In return, the state government will transfer an equivalent worth of assets to PAAB, which will subsequently be leased back to the state’s water service provider.
The takeover of Puncak Niaga, Konsortium Abbas and Syabas had been carried out for a combined offer of RM6.59 billion.
On the other hand, Splash turned down the state’s offer on grounds that it was not a fair price, as the company had the longest remaining tenure.
Conglomerate Gamuda Bhd owns a 40% stake in Splash. Other shareholders in the water concessionaire company are Kumpulan Perangsang Selangor Bhd with 30% and businessman Tan Sri Wan Azmi Wan Hamzah’s Sweetwater Alliance Sdn Bhd, with a 30% stake.
The Selangor state government had offered a total of RM250.6 million to buy out Gamuda’s stake in Splash, but the offer was declined by Gamuda as it would result in a divestment loss of RM920 million.
To ensure that the deal concludes on a “willing-buyer willing-seller” basis, the federal government decided to conduct an independent valuation exercise to determine the value of Splash’s assets.
The independent valuation deadline ends on Oct 5.
A Waiting Game
Speaking to The Malaysian Reserve recently, Mentri Besar (MB) Datuk Seri Mohamed Azmin Ali said the ball is now on the other side of the park, as the valuation report made by appointed auditor Deloitte Malaysia has been submitted to the federal government.

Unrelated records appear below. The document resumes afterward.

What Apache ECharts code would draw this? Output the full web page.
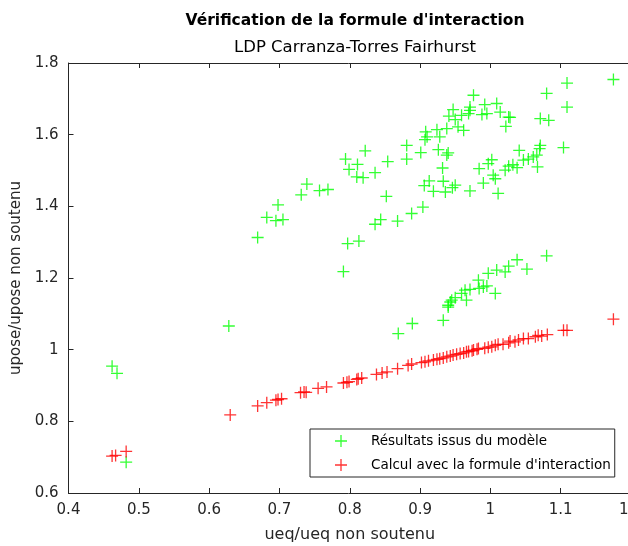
<!DOCTYPE html>
<html>
<head>
<meta charset="utf-8">
<script src="https://cdn.jsdelivr.net/npm/echarts@6/dist/echarts.min.js"></script>
<style>html,body{margin:0;padding:0;background:#fff}#c{width:628px;height:546px}</style>
</head>
<body>
<div id="c"></div>
<script>
const titleText = "Vérification de la formule d'interaction";
const subtitleText = "LDP Carranza-Torres Fairhurst";
const xName = "ueq/ueq non soutenu";
const yName = "upose/upose non soutenu";
const seriesNames = ["Résultats issus du modèle", "Calcul avec la formule d'interaction"];

const modelX = [0.462,0.469,0.482,0.628,
0.669,0.682,0.695,0.705,0.698,0.731,0.739,0.757,0.769,0.794,0.799,0.810,0.811,0.797,0.813,0.791,
0.819,0.822,0.836,0.854,0.881,0.881,0.901,0.908,0.907,0.910,0.924,0.928,0.926,0.938,0.940,0.938,0.941,0.947,0.950,0.954,0.962,0.959,0.971,0.971,0.976,0.969,0.988,0.992,0.995,1.009,1.014,1.022,1.026,1.028,1.071,1.080,1.083,1.109,1.109,1.175,
0.852,0.836,0.844,0.868,0.888,0.904,0.906,0.913,0.919,0.932,0.933,0.936,0.946,0.950,0.971,0.984,0.990,0.997,1.002,1.004,1.007,1.011,1.021,1.026,1.032,1.038,1.041,1.047,1.054,1.061,1.066,1.067,1.070,1.071,1.104,
0.869,0.889,0.933,0.940,0.943,0.940,0.945,0.950,0.959,0.964,0.966,0.971,0.983,0.984,0.990,0.995,0.997,1.007,1.009,1.021,1.026,1.038,1.052,1.080];
const modelY = [0.954,0.934,0.686,1.066,
1.313,1.369,1.360,1.363,1.404,1.432,1.462,1.444,1.447,1.532,1.503,1.482,1.517,1.296,1.303,1.218,
1.480,1.555,1.494,1.525,1.570,1.532,1.550,1.608,1.586,1.594,1.614,1.594,1.558,1.543,1.549,1.617,1.652,1.670,1.642,1.622,1.612,1.654,1.677,1.668,1.710,1.659,1.656,1.684,1.659,1.687,1.663,1.623,1.649,1.648,1.645,1.715,1.640,1.744,1.677,1.754,
1.428,1.350,1.363,1.359,1.380,1.398,1.458,1.471,1.442,1.507,1.470,1.440,1.452,1.459,1.443,1.505,1.465,1.519,1.530,1.487,1.477,1.436,1.501,1.512,1.516,1.508,1.556,1.529,1.532,1.538,1.543,1.510,1.561,1.570,1.564,
1.045,1.073,1.082,1.119,1.133,1.124,1.138,1.145,1.157,1.166,1.138,1.168,1.194,1.171,1.175,1.178,1.213,1.157,1.222,1.217,1.233,1.251,1.225,1.262];

const calcX = [0.462,0.467,0.482,0.630,0.669,0.682,0.695,0.698,0.703,0.730,0.735,0.738,0.755,0.767,0.791,0.796,0.799,0.810,0.812,0.817,0.838,0.846,0.853,0.868,0.883,0.888,0.902,0.907,0.912,0.919,0.924,0.928,0.933,0.938,0.943,0.947,0.952,0.957,0.962,0.966,0.969,0.974,0.976,0.981,0.983,0.992,0.997,1.002,1.007,1.011,1.018,1.026,1.028,1.035,1.040,1.047,1.054,1.064,1.068,1.073,1.081,1.104,1.109,1.175];
const calcY = [0.703,0.705,0.716,0.818,0.843,0.852,0.859,0.861,0.863,0.880,0.882,0.881,0.892,0.896,0.907,0.909,0.911,0.917,0.919,0.921,0.931,0.935,0.938,0.947,0.956,0.960,0.964,0.966,0.969,0.971,0.973,0.975,0.977,0.980,0.982,0.985,0.987,0.989,0.991,0.994,0.995,0.997,0.999,1.001,1.003,1.004,1.007,1.008,1.012,1.015,1.015,1.019,1.024,1.022,1.027,1.031,1.031,1.036,1.040,1.038,1.042,1.054,1.054,1.085];

const xTicks = {min: 0.4, max: 1.2, step: 0.1};
const yTicks = {min: 0.6, max: 1.8, step: 0.2};

const plus = 'path://M5.35,0H6.65V5.35H12V6.65H6.65V12H5.35V6.65H0V5.35H5.35Z';
const axisCol = '#262626';
const FONT = 'DejaVu Sans';

function zip(xs, ys){ return xs.map((x,i)=>[x, ys[i]]); }

const chart = echarts.init(document.getElementById('c'), null, {renderer:'canvas'});
chart.setOption({
  animation: false,
  backgroundColor: '#fff',
  textStyle: {fontFamily: FONT},
  title: {
    text: titleText, subtext: subtitleText,
    left: 350, top: 8, textAlign: 'center', itemGap: 10,
    textStyle: {fontFamily: FONT, fontSize: 15.5, fontWeight: 'bold', color: '#000'},
    subtextStyle: {fontFamily: FONT, fontSize: 16.5, color: '#000'}
  },
  grid: {left: 68.5, right: -3, top: 63, bottom: 53, containLabel: false, outerBoundsMode: 'none'},
  legend: {
    orient: 'vertical', left: 310, top: 429,
    padding: [5, 4, 5, 25],
    itemWidth: 12, itemHeight: 12, itemGap: 10,
    borderColor: axisCol, borderWidth: 1, backgroundColor: '#fff',
    textStyle: {fontFamily: FONT, fontSize: 13.5, color: '#000', padding: [0,0,0,19]},
    data: [{name: seriesNames[0], icon: plus}, {name: seriesNames[1], icon: plus}]
  },
  xAxis: [{
    type: 'value', min: xTicks.min, max: xTicks.max, interval: xTicks.step,
    name: xName, nameLocation: 'middle', nameGap: 34,
    nameTextStyle: {fontFamily: FONT, fontSize: 16, color: axisCol},
    axisLine: {show: true, lineStyle: {color: axisCol, width: 1}},
    axisTick: {show: true, inside: true, length: 5, lineStyle: {color: axisCol}},
    axisLabel: {fontFamily: FONT, fontSize: 15, color: axisCol, margin: 10, showMaxLabel: true},
    splitLine: {show: false}
  },{
    type: 'value', position: 'top', min: xTicks.min, max: xTicks.max, interval: xTicks.step,
    axisLine: {show: true, lineStyle: {color: axisCol, width: 1}},
    axisTick: {show: true, inside: true, length: 5, lineStyle: {color: axisCol}},
    axisLabel: {show: false}, splitLine: {show: false}
  }],
  yAxis: [{
    type: 'value', min: yTicks.min, max: yTicks.max, interval: yTicks.step,
    name: yName, nameLocation: 'middle', nameGap: 40,
    nameTextStyle: {fontFamily: FONT, fontSize: 15, color: axisCol},
    axisLine: {show: true, lineStyle: {color: axisCol, width: 1}},
    axisTick: {show: true, inside: true, length: 5, lineStyle: {color: axisCol}},
    axisLabel: {fontFamily: FONT, fontSize: 15, color: axisCol, margin: 10},
    splitLine: {show: false}
  }],
  series: [{
    name: seriesNames[0], type: 'scatter', symbol: plus, symbolSize: 12,
    itemStyle: {color: '#00ff00'}, data: zip(modelX, modelY), z: 2
  },{
    name: seriesNames[1], type: 'scatter', symbol: plus, symbolSize: 12,
    itemStyle: {color: '#ff0000'}, data: zip(calcX, calcY), z: 3
  }]
});
</script>
</body>
</html>
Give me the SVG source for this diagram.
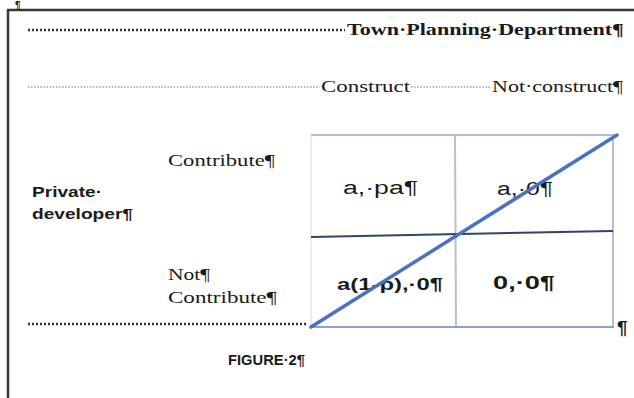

Mohamed Azmin said the Energy, Green Technology and Water Ministry wrote to his administration earlier to inform that the report had been tabled to the Cabinet in May.
Subsequently, the ministry is said to have asked the Selangor state government to determine the consideration for Splash.
“Now, we are waiting. How can they ask us to decide on the consideration when the payment will be made by the federal government, not by the state, and they have done the valuation. Why are they hiding the report?
“We want to conclude as soon as possible but of course, the extension is until Oct 5. It is up to the federal government now, not the state,” the MB said.
Mohamed Azmin also said that the government had changed the payment formula, in which the state now has to back 40% of the total consideration.
“We never agreed to that because under the master agreement, the consideration must be paid by PAAB, the federal government. That is the mechanism,” he said.
None of the parties involved would admit of deploying any delay tactics, but as the extension deadline looms in, one can only expect more deferments.